───── Stored data ─────

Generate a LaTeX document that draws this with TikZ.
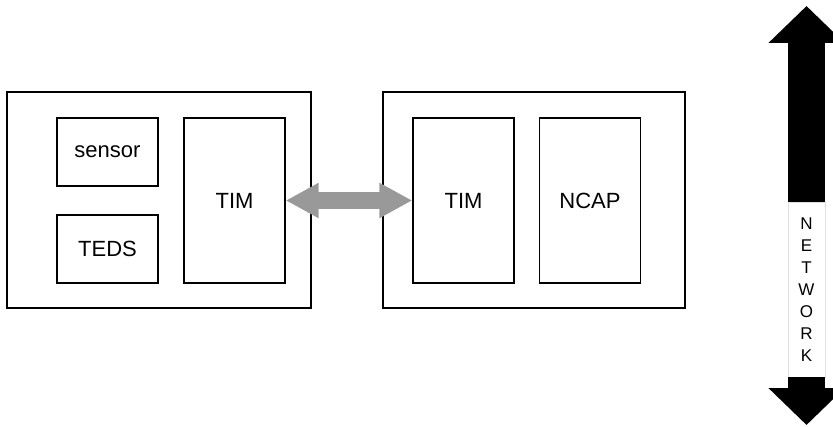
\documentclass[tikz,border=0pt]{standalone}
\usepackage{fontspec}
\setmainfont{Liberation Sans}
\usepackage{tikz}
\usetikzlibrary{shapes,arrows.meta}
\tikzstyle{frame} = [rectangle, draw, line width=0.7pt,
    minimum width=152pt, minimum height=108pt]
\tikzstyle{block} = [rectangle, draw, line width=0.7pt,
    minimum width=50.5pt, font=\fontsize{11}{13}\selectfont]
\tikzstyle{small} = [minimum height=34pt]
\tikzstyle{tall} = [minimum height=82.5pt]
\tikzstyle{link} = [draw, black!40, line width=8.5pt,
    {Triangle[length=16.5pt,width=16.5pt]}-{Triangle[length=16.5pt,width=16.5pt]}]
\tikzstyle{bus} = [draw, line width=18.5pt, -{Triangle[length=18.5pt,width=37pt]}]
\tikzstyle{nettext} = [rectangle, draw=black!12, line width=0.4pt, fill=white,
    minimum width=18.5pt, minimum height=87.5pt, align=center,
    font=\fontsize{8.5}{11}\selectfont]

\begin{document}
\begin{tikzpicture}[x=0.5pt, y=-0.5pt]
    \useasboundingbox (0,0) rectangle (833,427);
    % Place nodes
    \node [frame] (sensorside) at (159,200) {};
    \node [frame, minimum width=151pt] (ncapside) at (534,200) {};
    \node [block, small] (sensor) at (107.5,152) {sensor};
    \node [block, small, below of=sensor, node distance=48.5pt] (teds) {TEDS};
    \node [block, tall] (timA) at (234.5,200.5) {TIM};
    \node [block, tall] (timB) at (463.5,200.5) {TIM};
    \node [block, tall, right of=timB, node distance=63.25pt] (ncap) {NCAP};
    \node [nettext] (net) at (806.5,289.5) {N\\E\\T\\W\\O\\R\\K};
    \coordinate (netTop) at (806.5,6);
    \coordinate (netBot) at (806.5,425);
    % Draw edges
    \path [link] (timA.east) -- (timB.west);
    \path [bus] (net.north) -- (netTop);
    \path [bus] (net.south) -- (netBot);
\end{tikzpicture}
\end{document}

─────

*What is required*. Transcribe the full listing above exactly as it stands, minus the pictures.

*Reply*.
Generate a LaTeX document that draws this with TikZ.
\documentclass[tikz,border=0pt]{standalone}
\usepackage{fontspec}
\setmainfont{Liberation Sans}
\usepackage{tikz}
\usetikzlibrary{shapes,arrows.meta}
\tikzstyle{frame} = [rectangle, draw, line width=0.7pt,
    minimum width=152pt, minimum height=108pt]
\tikzstyle{block} = [rectangle, draw, line width=0.7pt,
    minimum width=50.5pt, font=\fontsize{11}{13}\selectfont]
\tikzstyle{small} = [minimum height=34pt]
\tikzstyle{tall} = [minimum height=82.5pt]
\tikzstyle{link} = [draw, black!40, line width=8.5pt,
    {Triangle[length=16.5pt,width=16.5pt]}-{Triangle[length=16.5pt,width=16.5pt]}]
\tikzstyle{bus} = [draw, line width=18.5pt, -{Triangle[length=18.5pt,width=37pt]}]
\tikzstyle{nettext} = [rectangle, draw=black!12, line width=0.4pt, fill=white,
    minimum width=18.5pt, minimum height=87.5pt, align=center,
    font=\fontsize{8.5}{11}\selectfont]

\begin{document}
\begin{tikzpicture}[x=0.5pt, y=-0.5pt]
    \useasboundingbox (0,0) rectangle (833,427);
    % Place nodes
    \node [frame] (sensorside) at (159,200) {};
    \node [frame, minimum width=151pt] (ncapside) at (534,200) {};
    \node [block, small] (sensor) at (107.5,152) {sensor};
    \node [block, small, below of=sensor, node distance=48.5pt] (teds) {TEDS};
    \node [block, tall] (timA) at (234.5,200.5) {TIM};
    \node [block, tall] (timB) at (463.5,200.5) {TIM};
    \node [block, tall, right of=timB, node distance=63.25pt] (ncap) {NCAP};
    \node [nettext] (net) at (806.5,289.5) {N\\E\\T\\W\\O\\R\\K};
    \coordinate (netTop) at (806.5,6);
    \coordinate (netBot) at (806.5,425);
    % Draw edges
    \path [link] (timA.east) -- (timB.west);
    \path [bus] (net.north) -- (netTop);
    \path [bus] (net.south) -- (netBot);
\end{tikzpicture}
\end{document}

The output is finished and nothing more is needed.